INFORMATION SUPPLIED
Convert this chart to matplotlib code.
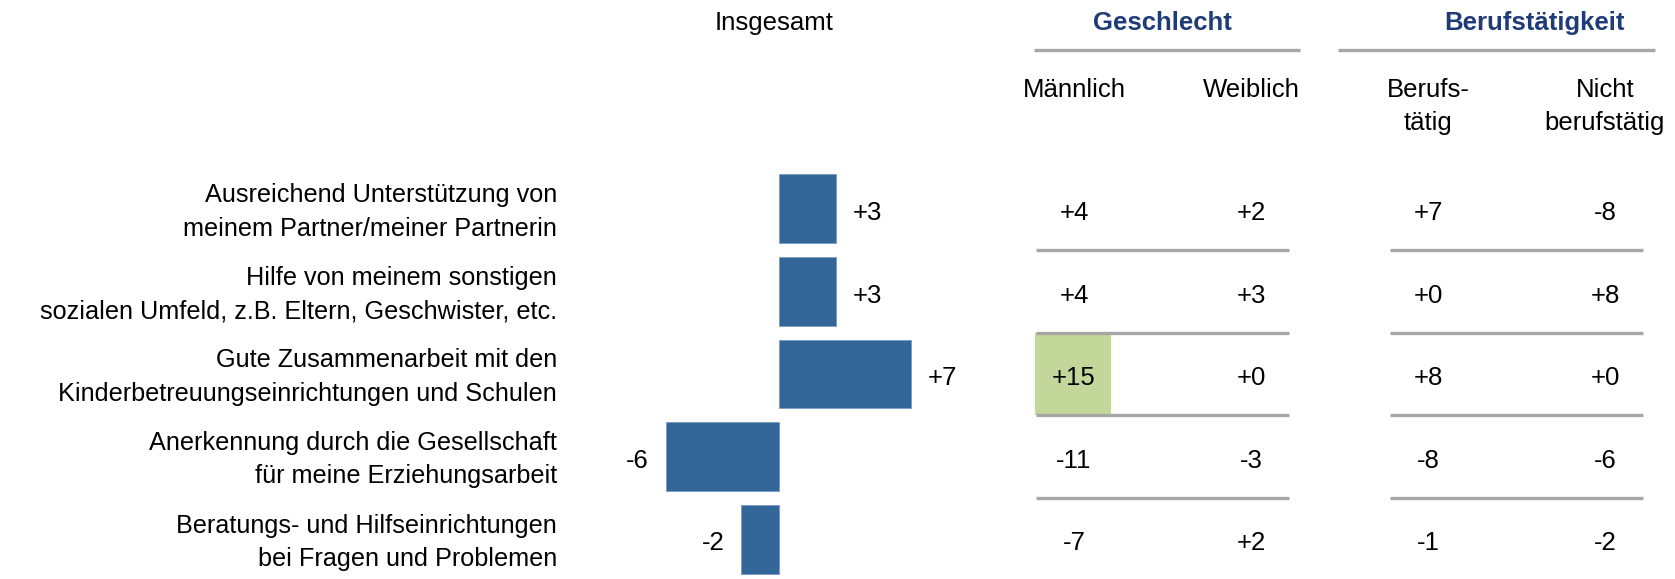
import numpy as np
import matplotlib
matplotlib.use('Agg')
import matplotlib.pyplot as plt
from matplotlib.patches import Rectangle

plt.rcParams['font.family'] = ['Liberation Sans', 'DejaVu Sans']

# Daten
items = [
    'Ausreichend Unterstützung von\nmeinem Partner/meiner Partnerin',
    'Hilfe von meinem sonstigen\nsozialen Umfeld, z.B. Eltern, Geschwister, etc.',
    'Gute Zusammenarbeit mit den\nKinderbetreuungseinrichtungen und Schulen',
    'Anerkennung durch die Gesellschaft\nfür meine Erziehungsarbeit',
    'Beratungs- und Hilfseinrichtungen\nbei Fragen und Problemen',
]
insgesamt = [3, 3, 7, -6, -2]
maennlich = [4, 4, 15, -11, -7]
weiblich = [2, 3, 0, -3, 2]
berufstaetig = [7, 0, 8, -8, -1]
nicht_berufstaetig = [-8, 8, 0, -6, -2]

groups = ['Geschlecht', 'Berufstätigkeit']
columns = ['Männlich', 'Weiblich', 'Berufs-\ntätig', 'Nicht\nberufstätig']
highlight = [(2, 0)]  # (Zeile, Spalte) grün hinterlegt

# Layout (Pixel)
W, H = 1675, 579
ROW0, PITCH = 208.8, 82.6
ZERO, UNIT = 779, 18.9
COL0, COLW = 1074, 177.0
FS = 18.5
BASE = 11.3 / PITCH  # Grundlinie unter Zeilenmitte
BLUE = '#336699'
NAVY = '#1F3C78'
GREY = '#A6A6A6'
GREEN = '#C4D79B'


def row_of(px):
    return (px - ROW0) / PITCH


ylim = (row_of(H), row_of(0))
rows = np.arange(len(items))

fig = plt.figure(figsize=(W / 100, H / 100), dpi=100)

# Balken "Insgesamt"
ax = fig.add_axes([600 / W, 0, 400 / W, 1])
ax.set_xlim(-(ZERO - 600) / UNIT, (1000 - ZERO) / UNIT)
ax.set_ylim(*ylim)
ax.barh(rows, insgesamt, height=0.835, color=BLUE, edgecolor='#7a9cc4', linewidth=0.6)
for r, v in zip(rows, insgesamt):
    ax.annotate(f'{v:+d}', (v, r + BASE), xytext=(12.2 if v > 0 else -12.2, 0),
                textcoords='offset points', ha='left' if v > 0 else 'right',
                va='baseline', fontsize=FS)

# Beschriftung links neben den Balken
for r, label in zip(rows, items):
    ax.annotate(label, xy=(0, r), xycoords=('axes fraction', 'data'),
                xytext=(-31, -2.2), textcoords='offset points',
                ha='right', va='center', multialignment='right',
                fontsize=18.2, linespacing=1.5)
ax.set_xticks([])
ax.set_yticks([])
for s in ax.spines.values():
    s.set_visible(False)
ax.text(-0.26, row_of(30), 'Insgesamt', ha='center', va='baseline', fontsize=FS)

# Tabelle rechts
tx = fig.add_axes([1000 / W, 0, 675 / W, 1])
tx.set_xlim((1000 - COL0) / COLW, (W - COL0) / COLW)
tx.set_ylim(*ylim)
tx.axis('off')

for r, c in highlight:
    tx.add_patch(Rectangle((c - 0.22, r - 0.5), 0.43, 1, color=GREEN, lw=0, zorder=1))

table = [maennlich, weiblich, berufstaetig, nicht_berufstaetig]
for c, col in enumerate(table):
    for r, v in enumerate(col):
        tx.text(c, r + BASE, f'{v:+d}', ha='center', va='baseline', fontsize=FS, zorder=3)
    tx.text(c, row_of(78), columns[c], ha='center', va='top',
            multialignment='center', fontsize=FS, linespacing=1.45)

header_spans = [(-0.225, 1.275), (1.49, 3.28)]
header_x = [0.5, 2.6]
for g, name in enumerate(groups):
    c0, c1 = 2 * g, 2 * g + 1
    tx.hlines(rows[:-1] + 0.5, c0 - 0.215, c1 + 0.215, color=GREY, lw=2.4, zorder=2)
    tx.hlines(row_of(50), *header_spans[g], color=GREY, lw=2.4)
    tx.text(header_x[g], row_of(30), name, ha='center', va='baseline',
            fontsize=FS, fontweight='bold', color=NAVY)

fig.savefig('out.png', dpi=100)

EXERCISE TASK
Reproduce only the lines from the beginning of the data through the line that contains "return (px - ROW0) / PITCH", both included, and please drop the pictures.

PROBLEM SOLUTION
Convert this chart to matplotlib code.
import numpy as np
import matplotlib
matplotlib.use('Agg')
import matplotlib.pyplot as plt
from matplotlib.patches import Rectangle

plt.rcParams['font.family'] = ['Liberation Sans', 'DejaVu Sans']

# Daten
items = [
    'Ausreichend Unterstützung von\nmeinem Partner/meiner Partnerin',
    'Hilfe von meinem sonstigen\nsozialen Umfeld, z.B. Eltern, Geschwister, etc.',
    'Gute Zusammenarbeit mit den\nKinderbetreuungseinrichtungen und Schulen',
    'Anerkennung durch die Gesellschaft\nfür meine Erziehungsarbeit',
    'Beratungs- und Hilfseinrichtungen\nbei Fragen und Problemen',
]
insgesamt = [3, 3, 7, -6, -2]
maennlich = [4, 4, 15, -11, -7]
weiblich = [2, 3, 0, -3, 2]
berufstaetig = [7, 0, 8, -8, -1]
nicht_berufstaetig = [-8, 8, 0, -6, -2]

groups = ['Geschlecht', 'Berufstätigkeit']
columns = ['Männlich', 'Weiblich', 'Berufs-\ntätig', 'Nicht\nberufstätig']
highlight = [(2, 0)]  # (Zeile, Spalte) grün hinterlegt

# Layout (Pixel)
W, H = 1675, 579
ROW0, PITCH = 208.8, 82.6
ZERO, UNIT = 779, 18.9
COL0, COLW = 1074, 177.0
FS = 18.5
BASE = 11.3 / PITCH  # Grundlinie unter Zeilenmitte
BLUE = '#336699'
NAVY = '#1F3C78'
GREY = '#A6A6A6'
GREEN = '#C4D79B'


def row_of(px):
    return (px - ROW0) / PITCH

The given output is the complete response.